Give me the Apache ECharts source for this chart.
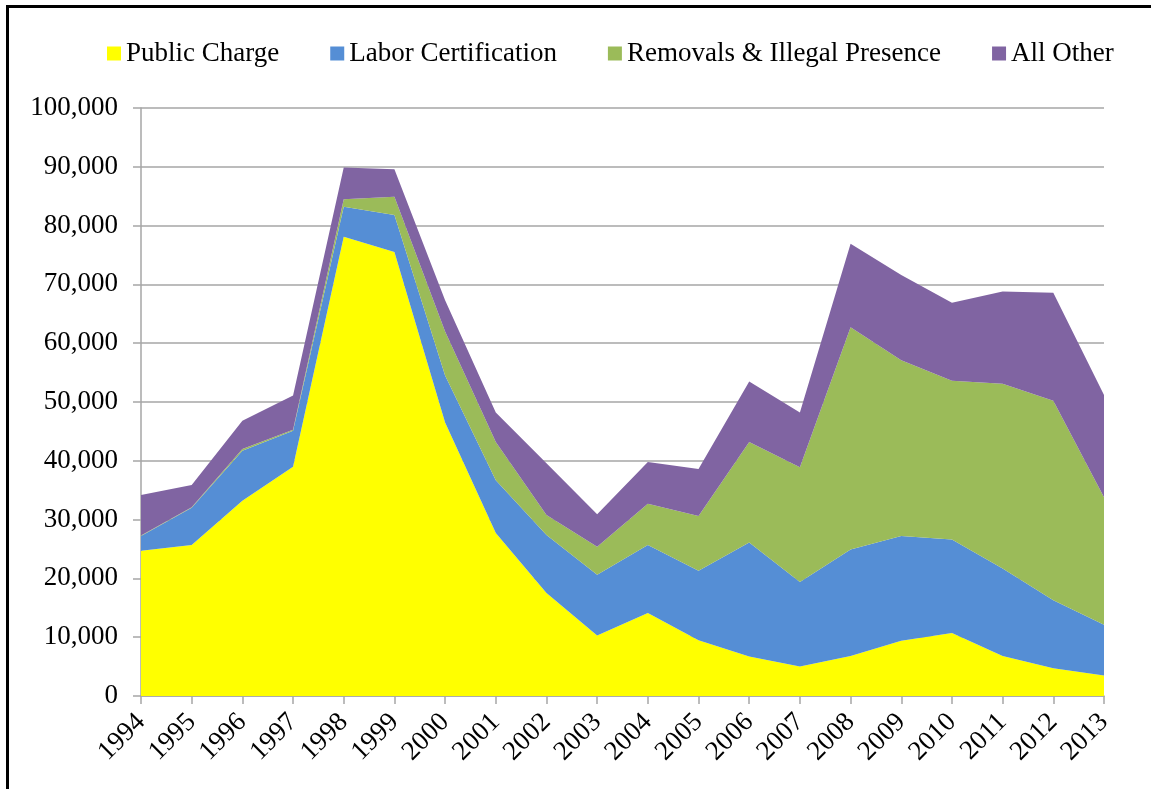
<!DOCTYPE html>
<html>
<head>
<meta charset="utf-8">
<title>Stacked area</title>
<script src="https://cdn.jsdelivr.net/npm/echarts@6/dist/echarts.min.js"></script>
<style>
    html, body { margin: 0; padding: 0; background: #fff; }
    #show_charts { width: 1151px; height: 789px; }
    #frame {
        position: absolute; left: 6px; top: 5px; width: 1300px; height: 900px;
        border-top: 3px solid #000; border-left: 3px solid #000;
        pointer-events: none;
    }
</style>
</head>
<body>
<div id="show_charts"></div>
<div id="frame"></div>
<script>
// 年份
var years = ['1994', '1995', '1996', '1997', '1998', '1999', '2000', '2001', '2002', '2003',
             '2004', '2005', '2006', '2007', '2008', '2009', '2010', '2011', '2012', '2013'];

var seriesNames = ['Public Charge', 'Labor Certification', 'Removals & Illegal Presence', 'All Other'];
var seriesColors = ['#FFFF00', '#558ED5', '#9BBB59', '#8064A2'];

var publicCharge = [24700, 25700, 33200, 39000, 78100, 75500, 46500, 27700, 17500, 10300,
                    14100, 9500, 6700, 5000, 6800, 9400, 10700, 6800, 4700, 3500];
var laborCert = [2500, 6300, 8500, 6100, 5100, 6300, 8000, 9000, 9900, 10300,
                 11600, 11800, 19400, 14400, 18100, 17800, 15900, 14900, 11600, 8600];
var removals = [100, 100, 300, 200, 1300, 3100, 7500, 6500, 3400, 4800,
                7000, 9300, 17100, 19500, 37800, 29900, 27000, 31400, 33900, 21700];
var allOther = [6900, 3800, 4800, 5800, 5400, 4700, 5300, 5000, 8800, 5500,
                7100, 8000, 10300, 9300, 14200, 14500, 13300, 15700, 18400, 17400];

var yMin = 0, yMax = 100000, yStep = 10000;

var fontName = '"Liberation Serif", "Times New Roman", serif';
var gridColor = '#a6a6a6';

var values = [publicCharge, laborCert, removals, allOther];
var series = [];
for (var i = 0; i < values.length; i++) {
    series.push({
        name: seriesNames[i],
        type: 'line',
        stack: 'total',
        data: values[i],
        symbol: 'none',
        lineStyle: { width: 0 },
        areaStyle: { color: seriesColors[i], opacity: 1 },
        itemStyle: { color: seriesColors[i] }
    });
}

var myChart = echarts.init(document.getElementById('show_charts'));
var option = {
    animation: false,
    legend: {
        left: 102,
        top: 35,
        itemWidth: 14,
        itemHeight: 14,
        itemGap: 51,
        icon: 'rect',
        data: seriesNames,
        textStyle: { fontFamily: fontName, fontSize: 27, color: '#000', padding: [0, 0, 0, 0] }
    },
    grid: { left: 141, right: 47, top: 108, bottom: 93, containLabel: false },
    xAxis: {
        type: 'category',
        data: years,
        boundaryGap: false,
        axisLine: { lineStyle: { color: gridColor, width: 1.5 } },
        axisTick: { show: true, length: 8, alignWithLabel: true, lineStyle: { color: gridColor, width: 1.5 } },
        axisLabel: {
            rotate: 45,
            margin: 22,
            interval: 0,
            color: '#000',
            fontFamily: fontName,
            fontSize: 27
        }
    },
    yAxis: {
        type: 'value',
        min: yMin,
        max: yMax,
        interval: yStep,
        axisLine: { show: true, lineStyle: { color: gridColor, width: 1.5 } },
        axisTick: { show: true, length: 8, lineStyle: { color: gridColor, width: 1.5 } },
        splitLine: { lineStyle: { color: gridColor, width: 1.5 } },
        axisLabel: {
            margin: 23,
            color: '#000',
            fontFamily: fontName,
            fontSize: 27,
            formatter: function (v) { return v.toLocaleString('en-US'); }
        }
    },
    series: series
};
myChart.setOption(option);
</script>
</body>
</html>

# # # # # # #

• _Given exercise_
Return the material exactly as given, apart from the pictures.

• _Response_
Give me the Apache ECharts source for this chart.
<!DOCTYPE html>
<html>
<head>
<meta charset="utf-8">
<title>Stacked area</title>
<script src="https://cdn.jsdelivr.net/npm/echarts@6/dist/echarts.min.js"></script>
<style>
    html, body { margin: 0; padding: 0; background: #fff; }
    #show_charts { width: 1151px; height: 789px; }
    #frame {
        position: absolute; left: 6px; top: 5px; width: 1300px; height: 900px;
        border-top: 3px solid #000; border-left: 3px solid #000;
        pointer-events: none;
    }
</style>
</head>
<body>
<div id="show_charts"></div>
<div id="frame"></div>
<script>
// 年份
var years = ['1994', '1995', '1996', '1997', '1998', '1999', '2000', '2001', '2002', '2003',
             '2004', '2005', '2006', '2007', '2008', '2009', '2010', '2011', '2012', '2013'];

var seriesNames = ['Public Charge', 'Labor Certification', 'Removals & Illegal Presence', 'All Other'];
var seriesColors = ['#FFFF00', '#558ED5', '#9BBB59', '#8064A2'];

var publicCharge = [24700, 25700, 33200, 39000, 78100, 75500, 46500, 27700, 17500, 10300,
                    14100, 9500, 6700, 5000, 6800, 9400, 10700, 6800, 4700, 3500];
var laborCert = [2500, 6300, 8500, 6100, 5100, 6300, 8000, 9000, 9900, 10300,
                 11600, 11800, 19400, 14400, 18100, 17800, 15900, 14900, 11600, 8600];
var removals = [100, 100, 300, 200, 1300, 3100, 7500, 6500, 3400, 4800,
                7000, 9300, 17100, 19500, 37800, 29900, 27000, 31400, 33900, 21700];
var allOther = [6900, 3800, 4800, 5800, 5400, 4700, 5300, 5000, 8800, 5500,
                7100, 8000, 10300, 9300, 14200, 14500, 13300, 15700, 18400, 17400];

var yMin = 0, yMax = 100000, yStep = 10000;

var fontName = '"Liberation Serif", "Times New Roman", serif';
var gridColor = '#a6a6a6';

var values = [publicCharge, laborCert, removals, allOther];
var series = [];
for (var i = 0; i < values.length; i++) {
    series.push({
        name: seriesNames[i],
        type: 'line',
        stack: 'total',
        data: values[i],
        symbol: 'none',
        lineStyle: { width: 0 },
        areaStyle: { color: seriesColors[i], opacity: 1 },
        itemStyle: { color: seriesColors[i] }
    });
}

var myChart = echarts.init(document.getElementById('show_charts'));
var option = {
    animation: false,
    legend: {
        left: 102,
        top: 35,
        itemWidth: 14,
        itemHeight: 14,
        itemGap: 51,
        icon: 'rect',
        data: seriesNames,
        textStyle: { fontFamily: fontName, fontSize: 27, color: '#000', padding: [0, 0, 0, 0] }
    },
    grid: { left: 141, right: 47, top: 108, bottom: 93, containLabel: false },
    xAxis: {
        type: 'category',
        data: years,
        boundaryGap: false,
        axisLine: { lineStyle: { color: gridColor, width: 1.5 } },
        axisTick: { show: true, length: 8, alignWithLabel: true, lineStyle: { color: gridColor, width: 1.5 } },
        axisLabel: {
            rotate: 45,
            margin: 22,
            interval: 0,
            color: '#000',
            fontFamily: fontName,
            fontSize: 27
        }
    },
    yAxis: {
        type: 'value',
        min: yMin,
        max: yMax,
        interval: yStep,
        axisLine: { show: true, lineStyle: { color: gridColor, width: 1.5 } },
        axisTick: { show: true, length: 8, lineStyle: { color: gridColor, width: 1.5 } },
        splitLine: { lineStyle: { color: gridColor, width: 1.5 } },
        axisLabel: {
            margin: 23,
            color: '#000',
            fontFamily: fontName,
            fontSize: 27,
            formatter: function (v) { return v.toLocaleString('en-US'); }
        }
    },
    series: series
};
myChart.setOption(option);
</script>
</body>
</html>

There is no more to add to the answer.